Spinal cord injury charity, Aspire are once again calling for all challenge-seekers to take part in the annual Aspire Channel Swim, which last year saw over 6,000 swimmers jump into pools across the country to complete the 22 mile challenge over 12 weeks.
Aspire, who provide practical help to people who have been paralysed by Spinal Cord Injury, hope to increase the number of swimmers this year to 7,000; made up of Aspire beneficiaries with spinal cord injury, those with an affiliation to the charity and the general public. For its 17th anniversary, the Aspire Channel Swim this year is estimated to be the biggest so far.
Paul Parish, Director of Fundraising and Marketing at Aspire, said:
“Many people know very little about Spinal Cord injury, when in fact in the UK alone, someone is diagnosed every eight hours and there is currently no warning, no preventative measures and no cure. It can happen to anyone at any time, and no one is prepared for how it will change their life. Aspire exists because of this and we need more and more people to join us in raising money and raising awareness.”

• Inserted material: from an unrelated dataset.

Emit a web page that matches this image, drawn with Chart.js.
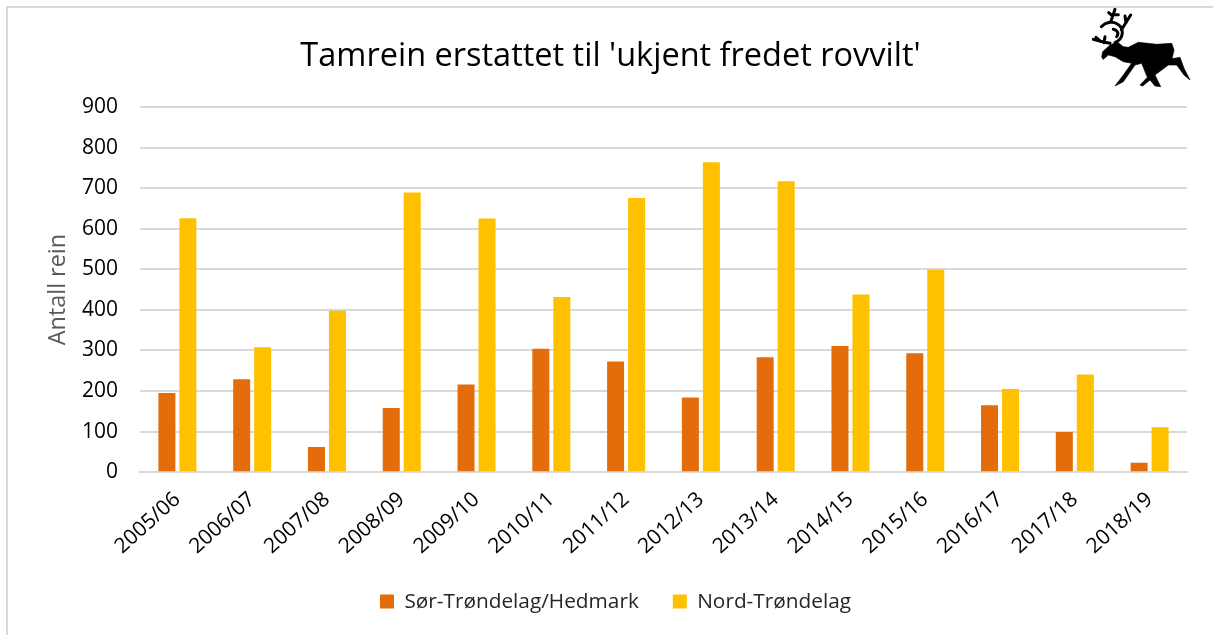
<!DOCTYPE html>
<html><head><meta charset="utf-8">
<style>html,body{margin:0;padding:0;background:#fff;overflow:hidden}
#w{position:relative;width:1213px;height:635px}
#frame{position:absolute;left:6px;top:6px;width:1300px;height:1000px;border:2px solid #d9d9d9;box-sizing:border-box}
canvas{position:absolute;left:0;top:0}
#deer{position:absolute;left:1060px;top:0}</style>
<script src="https://cdn.jsdelivr.net/npm/chart.js@4"></script>
</head><body><div id="w"><div id="frame"></div><canvas id="c" width="1213" height="635"></canvas>
<svg id="deer" width="153" height="120" viewBox="0 0 459 360"><g fill="#000" stroke="#000" stroke-linejoin="round" stroke-linecap="round">
<path stroke-width="2" d="M125 170 L128 155 L150 135 L172 126 L190 140 L205 142 L235 127 L290 133 L335 130 L342 150 L336 176 L360 172 L372 205 L390 240 L372 225 L350 195 L325 195 L285 225 L302 260 L285 258 L270 240 L248 258 L240 255 L262 232 L245 190 L225 195 L190 245 L165 258 L190 225 L215 190 L190 185 L165 170 L145 165 L130 178 Z"/>
<path fill="none" stroke-width="9" d="M165 128 C192 115 194 85 172 72 C155 62 135 68 124 80 M152 66 L165 28 M158 48 L146 38 M160 44 L175 44 M184 90 L212 45 M198 68 L195 48 M150 130 L130 126 L100 118 M122 124 L108 112 M132 128 L135 110 M170 110 C178 100 172 90 160 88"/></g></svg></div>
<script>
const categories=['2005/06','2006/07','2007/08','2008/09','2009/10','2010/11','2011/12','2012/13','2013/14','2014/15','2015/16','2016/17','2017/18','2018/19'];
const sorTrondelag=[195,229,62,158,216,304,273,184,283,311,293,165,99,23];
const nordTrondelag=[626,308,398,689,625,432,676,764,717,438,499,205,241,111];
const titleText="Tamrein erstattet til 'ukjent fredet rovvilt'";
const yTicks=[0,100,200,300,400,500,600,700,800,900];
const F='"Open Sans",sans-serif';
const shiftTitle={id:'shiftTitle',afterLayout(c){c.titleBlock.left-=10;}};
new Chart(document.getElementById('c'),{type:'bar',plugins:[shiftTitle],
data:{labels:categories,datasets:[
{label:'Sør-Trøndelag/Hedmark',data:sorTrondelag,backgroundColor:'#E46C0A'},
{label:'Nord-Trøndelag',data:nordTrondelag,backgroundColor:'#FFC000'}]},
options:{responsive:false,animation:false,
layout:{padding:{left:44,right:26,top:37,bottom:13}},
datasets:{bar:{categoryPercentage:.5615,barPercentage:.81}},
plugins:{
title:{display:true,text:titleText,color:'#000',font:{family:F,size:32.5,weight:'normal'},padding:{top:0,bottom:31}},
legend:{position:'bottom',labels:{boxWidth:14,boxHeight:14,color:'#262626',font:{family:F,size:20.8},padding:34}},
tooltip:{enabled:false}},
scales:{
x:{grid:{display:false},border:{color:'#d9d9d9',width:2},
ticks:{color:'#000',font:{family:F,size:21},maxRotation:42,minRotation:42,padding:7,autoSkip:false},
afterFit(s){s.height=85}},
y:{min:0,max:900,grid:{color:'#d9d9d9',lineWidth:2,drawTicks:false},border:{display:false},
afterBuildTicks(s){s.ticks=yTicks.map(v=>({value:v}))},
ticks:{color:'#000',font:{family:F,size:21},padding:22},
title:{display:true,text:'Antall rein',color:'#595959',font:{family:F,size:23.4,weight:'normal'},padding:0},
afterFit(s){s.width=96}}
}}});
</script></body></html>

Aspire’s projects and programmes enable the funds raised to be utilised in an effective and practical way to help support the 40,000 people living with spinal cord injury in the UK so that they can lead fulfilled and independent lives in their own homes, in their work place and in leisure time.
Every year, the Aspire Channel Swim raises more money than the year before, with more challengers taking part. Having put a strong focus this year on how the new advertising will impact the recruitment process, Aspire hope to put a new spin on taking part in this year’s swim. With dramatic images of some of this year’s participants being doused in water, comical straplines and personalised sea-based nicknames to immerse the challengers, the charity are hoping to inspire even more of the British public to take the plunge.
Helen Gaskell, who took part in the swim last year, said:
“It’s not only for a very good cause but it’s an amazing personal challenge. To motivate yourself to get in that pool almost every day and to watch those lengths clock up gives you such a good feeling and then to know you’re helping an amazing cause is even better. Last year I met so many lovely people in the pool who saw my swimming cap and told me they were also doing the challenge, I also met people who had never done really any swimming before, they taught themselves, took it slowly and improved so much over the twelve weeks. It was very inspiring to hear and to see. I would recommend anyone to join in and do it. When you have a challenge to do, you don’t want to let anyone down so you don’t make excuses. Also, going for a swim is without a doubt the best way to start the day, so if you do have time to go in the morning, you won’t regret it and you’re guaranteed to have a great day.”
The Aspire Channel Swim is free to enter and people can choose whether they wish to take part as an individual or as part of a team, and can complete the 22-mile challenge at their local swimming pool, at their own pace.
Swimmers record their progress on an online challenge page which keeps track of where they are on their channel crossing. This page can be shared with friends, family and colleagues, encouraging them to offer support and donations.